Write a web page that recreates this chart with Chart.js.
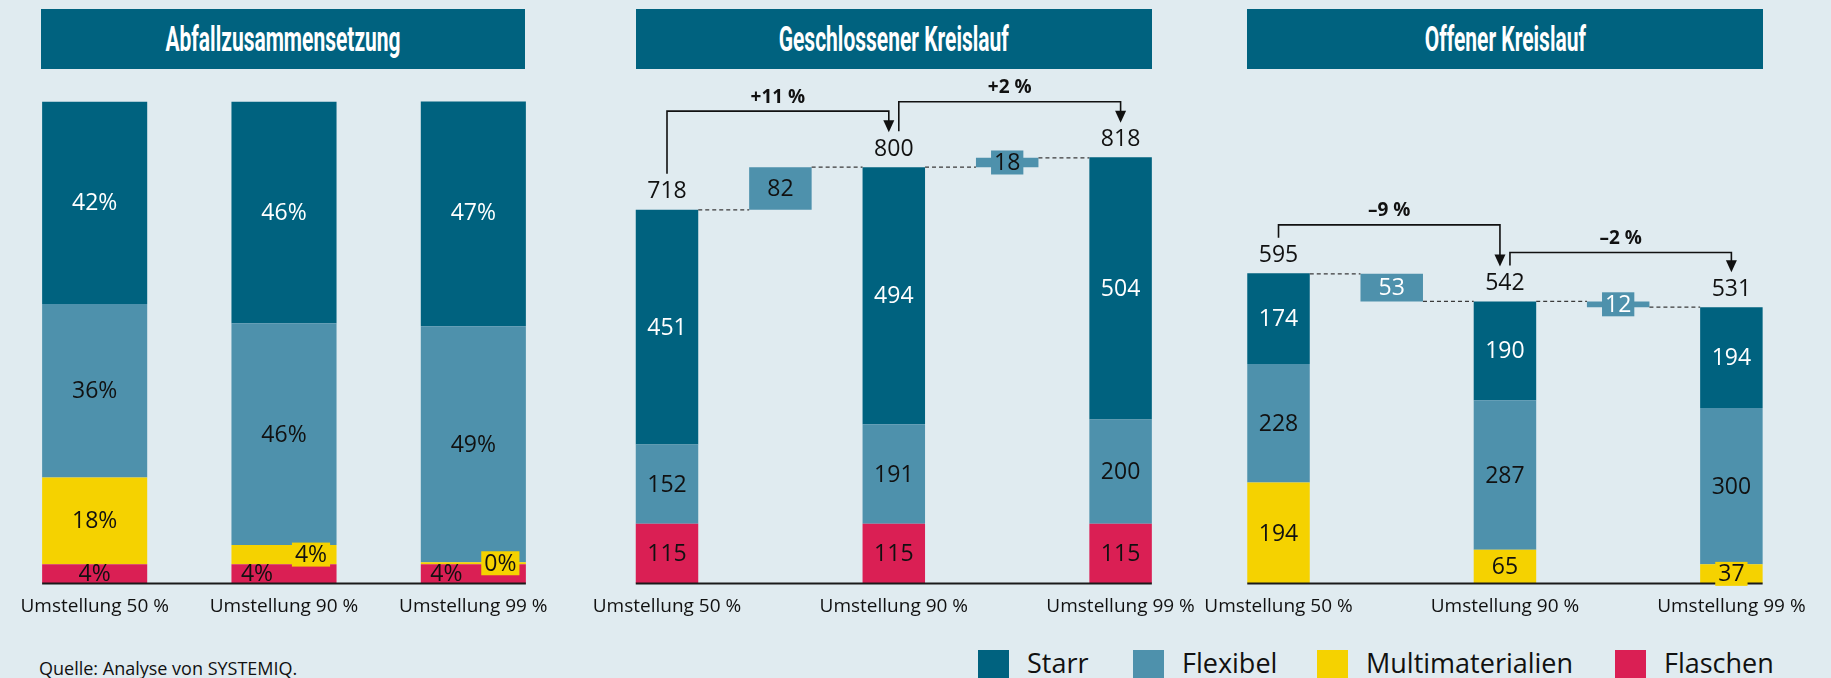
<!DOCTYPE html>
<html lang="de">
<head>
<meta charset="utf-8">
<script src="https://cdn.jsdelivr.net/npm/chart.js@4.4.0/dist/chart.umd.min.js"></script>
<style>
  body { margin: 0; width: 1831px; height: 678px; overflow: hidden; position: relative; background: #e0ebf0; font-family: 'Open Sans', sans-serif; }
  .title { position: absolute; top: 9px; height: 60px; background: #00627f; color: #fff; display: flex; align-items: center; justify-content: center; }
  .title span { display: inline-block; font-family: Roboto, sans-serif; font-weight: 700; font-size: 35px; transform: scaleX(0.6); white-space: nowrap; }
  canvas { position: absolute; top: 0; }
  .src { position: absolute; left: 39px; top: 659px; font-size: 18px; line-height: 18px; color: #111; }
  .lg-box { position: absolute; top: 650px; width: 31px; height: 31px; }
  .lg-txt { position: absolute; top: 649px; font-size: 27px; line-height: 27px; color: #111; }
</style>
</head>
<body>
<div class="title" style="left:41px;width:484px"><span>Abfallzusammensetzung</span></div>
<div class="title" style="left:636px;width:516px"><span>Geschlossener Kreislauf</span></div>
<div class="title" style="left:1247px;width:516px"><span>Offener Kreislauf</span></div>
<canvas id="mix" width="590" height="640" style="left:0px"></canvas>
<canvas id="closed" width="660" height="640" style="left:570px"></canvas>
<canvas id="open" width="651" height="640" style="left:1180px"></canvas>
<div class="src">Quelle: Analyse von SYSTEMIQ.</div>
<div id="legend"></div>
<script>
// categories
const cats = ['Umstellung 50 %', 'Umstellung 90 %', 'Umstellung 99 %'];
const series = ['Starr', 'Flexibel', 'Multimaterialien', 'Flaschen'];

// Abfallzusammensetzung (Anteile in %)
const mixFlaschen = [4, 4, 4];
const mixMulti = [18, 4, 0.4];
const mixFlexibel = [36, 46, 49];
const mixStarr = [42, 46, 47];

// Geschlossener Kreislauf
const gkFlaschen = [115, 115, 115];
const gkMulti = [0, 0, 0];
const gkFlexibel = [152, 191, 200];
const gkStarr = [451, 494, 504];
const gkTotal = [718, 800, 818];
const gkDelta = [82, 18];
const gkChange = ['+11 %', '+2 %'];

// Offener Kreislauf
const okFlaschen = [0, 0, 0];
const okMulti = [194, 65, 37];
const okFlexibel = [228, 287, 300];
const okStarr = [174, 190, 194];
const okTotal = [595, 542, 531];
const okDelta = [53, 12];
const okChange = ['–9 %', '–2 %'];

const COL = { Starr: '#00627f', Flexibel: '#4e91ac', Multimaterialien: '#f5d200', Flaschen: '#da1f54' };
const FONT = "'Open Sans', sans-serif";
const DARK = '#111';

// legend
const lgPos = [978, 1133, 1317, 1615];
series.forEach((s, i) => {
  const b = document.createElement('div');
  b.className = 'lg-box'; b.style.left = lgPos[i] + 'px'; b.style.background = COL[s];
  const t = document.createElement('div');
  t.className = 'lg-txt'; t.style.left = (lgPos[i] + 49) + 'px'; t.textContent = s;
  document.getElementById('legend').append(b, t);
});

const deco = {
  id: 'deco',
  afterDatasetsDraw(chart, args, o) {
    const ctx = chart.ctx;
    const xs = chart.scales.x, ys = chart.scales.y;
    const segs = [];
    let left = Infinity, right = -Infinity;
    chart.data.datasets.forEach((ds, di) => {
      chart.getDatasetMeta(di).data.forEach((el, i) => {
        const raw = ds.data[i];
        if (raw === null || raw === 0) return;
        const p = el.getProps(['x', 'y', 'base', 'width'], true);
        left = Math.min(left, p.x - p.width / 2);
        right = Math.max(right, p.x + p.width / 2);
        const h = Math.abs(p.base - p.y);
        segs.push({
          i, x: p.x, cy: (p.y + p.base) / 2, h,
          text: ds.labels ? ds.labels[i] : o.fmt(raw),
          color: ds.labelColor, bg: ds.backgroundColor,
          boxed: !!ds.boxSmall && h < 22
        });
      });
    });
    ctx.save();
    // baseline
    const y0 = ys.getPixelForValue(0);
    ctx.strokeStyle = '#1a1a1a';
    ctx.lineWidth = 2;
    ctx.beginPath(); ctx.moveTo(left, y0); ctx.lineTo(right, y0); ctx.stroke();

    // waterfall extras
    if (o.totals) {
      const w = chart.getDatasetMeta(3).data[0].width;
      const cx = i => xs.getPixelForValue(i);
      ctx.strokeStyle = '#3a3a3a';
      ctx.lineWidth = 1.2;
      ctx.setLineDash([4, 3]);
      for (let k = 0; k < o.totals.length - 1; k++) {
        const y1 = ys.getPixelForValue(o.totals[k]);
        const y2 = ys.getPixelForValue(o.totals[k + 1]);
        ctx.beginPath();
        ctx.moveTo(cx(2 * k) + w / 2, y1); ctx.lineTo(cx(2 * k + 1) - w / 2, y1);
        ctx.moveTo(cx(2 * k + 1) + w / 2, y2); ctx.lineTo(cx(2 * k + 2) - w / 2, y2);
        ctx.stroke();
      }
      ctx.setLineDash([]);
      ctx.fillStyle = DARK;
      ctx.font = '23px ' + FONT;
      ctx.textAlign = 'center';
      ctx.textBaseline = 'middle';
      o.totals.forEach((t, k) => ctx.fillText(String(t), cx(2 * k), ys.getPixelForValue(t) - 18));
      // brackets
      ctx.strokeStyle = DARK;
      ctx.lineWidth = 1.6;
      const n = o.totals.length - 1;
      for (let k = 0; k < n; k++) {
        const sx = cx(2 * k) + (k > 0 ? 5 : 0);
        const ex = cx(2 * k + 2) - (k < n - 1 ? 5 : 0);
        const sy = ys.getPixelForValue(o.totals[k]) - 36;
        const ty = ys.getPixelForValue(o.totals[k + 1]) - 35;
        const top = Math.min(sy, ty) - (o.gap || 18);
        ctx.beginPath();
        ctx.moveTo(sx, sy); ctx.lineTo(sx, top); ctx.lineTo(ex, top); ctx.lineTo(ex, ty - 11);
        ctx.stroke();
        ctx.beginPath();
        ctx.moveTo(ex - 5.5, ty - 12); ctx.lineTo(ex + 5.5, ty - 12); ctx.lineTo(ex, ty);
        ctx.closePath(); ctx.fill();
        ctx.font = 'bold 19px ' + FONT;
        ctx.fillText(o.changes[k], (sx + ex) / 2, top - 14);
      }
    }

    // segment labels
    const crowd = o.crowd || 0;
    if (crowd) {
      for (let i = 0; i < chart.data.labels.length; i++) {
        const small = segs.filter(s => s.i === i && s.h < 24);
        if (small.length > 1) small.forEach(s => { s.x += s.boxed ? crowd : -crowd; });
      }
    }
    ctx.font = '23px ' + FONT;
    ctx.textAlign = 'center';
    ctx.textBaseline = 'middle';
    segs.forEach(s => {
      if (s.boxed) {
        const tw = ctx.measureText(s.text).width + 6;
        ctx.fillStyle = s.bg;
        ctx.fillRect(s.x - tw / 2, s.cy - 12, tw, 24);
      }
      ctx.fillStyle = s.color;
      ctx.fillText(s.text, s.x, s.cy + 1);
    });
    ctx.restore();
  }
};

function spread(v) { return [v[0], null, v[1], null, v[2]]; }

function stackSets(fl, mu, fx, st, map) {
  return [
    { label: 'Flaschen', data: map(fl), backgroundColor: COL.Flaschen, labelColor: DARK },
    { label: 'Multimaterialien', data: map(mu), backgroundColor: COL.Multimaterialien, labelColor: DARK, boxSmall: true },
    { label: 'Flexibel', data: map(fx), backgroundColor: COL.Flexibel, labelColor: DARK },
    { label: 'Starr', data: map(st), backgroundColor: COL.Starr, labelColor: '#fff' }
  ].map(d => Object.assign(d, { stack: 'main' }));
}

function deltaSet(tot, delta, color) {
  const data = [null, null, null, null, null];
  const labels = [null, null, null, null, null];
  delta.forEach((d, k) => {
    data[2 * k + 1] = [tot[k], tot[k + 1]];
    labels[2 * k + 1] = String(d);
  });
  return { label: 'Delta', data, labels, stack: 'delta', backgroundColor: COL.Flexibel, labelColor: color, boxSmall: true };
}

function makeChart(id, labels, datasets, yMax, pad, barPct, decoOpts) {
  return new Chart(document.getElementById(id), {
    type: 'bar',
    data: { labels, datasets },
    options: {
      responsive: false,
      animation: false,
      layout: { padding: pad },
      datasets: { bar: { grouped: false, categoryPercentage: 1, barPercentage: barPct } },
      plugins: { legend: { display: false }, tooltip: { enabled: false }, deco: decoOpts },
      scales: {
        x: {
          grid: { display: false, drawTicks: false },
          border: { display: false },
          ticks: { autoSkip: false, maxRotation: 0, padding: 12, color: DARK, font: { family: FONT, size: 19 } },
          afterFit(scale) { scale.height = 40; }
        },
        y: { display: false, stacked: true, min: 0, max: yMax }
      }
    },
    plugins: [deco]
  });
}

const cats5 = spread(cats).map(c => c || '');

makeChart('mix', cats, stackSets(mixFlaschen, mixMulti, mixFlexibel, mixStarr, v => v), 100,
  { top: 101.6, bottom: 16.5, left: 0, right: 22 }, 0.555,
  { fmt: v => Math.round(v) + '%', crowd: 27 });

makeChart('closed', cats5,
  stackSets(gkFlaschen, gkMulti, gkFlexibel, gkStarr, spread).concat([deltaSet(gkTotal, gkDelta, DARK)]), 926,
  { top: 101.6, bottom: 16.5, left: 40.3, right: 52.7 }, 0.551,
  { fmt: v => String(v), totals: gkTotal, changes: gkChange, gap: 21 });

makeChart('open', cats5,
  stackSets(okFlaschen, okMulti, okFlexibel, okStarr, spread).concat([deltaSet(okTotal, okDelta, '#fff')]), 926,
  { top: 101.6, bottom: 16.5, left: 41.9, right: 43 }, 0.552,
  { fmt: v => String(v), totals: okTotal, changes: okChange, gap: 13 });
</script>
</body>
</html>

++++++

EXERCISE AIM: From the first line above down to the line with "const mixStarr = [42, 46, 47];", reproduce every line and no others, omitting pictures.

ANSWER TO THE TASK:
Write a web page that recreates this chart with Chart.js.
<!DOCTYPE html>
<html lang="de">
<head>
<meta charset="utf-8">
<script src="https://cdn.jsdelivr.net/npm/chart.js@4.4.0/dist/chart.umd.min.js"></script>
<style>
  body { margin: 0; width: 1831px; height: 678px; overflow: hidden; position: relative; background: #e0ebf0; font-family: 'Open Sans', sans-serif; }
  .title { position: absolute; top: 9px; height: 60px; background: #00627f; color: #fff; display: flex; align-items: center; justify-content: center; }
  .title span { display: inline-block; font-family: Roboto, sans-serif; font-weight: 700; font-size: 35px; transform: scaleX(0.6); white-space: nowrap; }
  canvas { position: absolute; top: 0; }
  .src { position: absolute; left: 39px; top: 659px; font-size: 18px; line-height: 18px; color: #111; }
  .lg-box { position: absolute; top: 650px; width: 31px; height: 31px; }
  .lg-txt { position: absolute; top: 649px; font-size: 27px; line-height: 27px; color: #111; }
</style>
</head>
<body>
<div class="title" style="left:41px;width:484px"><span>Abfallzusammensetzung</span></div>
<div class="title" style="left:636px;width:516px"><span>Geschlossener Kreislauf</span></div>
<div class="title" style="left:1247px;width:516px"><span>Offener Kreislauf</span></div>
<canvas id="mix" width="590" height="640" style="left:0px"></canvas>
<canvas id="closed" width="660" height="640" style="left:570px"></canvas>
<canvas id="open" width="651" height="640" style="left:1180px"></canvas>
<div class="src">Quelle: Analyse von SYSTEMIQ.</div>
<div id="legend"></div>
<script>
// categories
const cats = ['Umstellung 50 %', 'Umstellung 90 %', 'Umstellung 99 %'];
const series = ['Starr', 'Flexibel', 'Multimaterialien', 'Flaschen'];

// Abfallzusammensetzung (Anteile in %)
const mixFlaschen = [4, 4, 4];
const mixMulti = [18, 4, 0.4];
const mixFlexibel = [36, 46, 49];
const mixStarr = [42, 46, 47];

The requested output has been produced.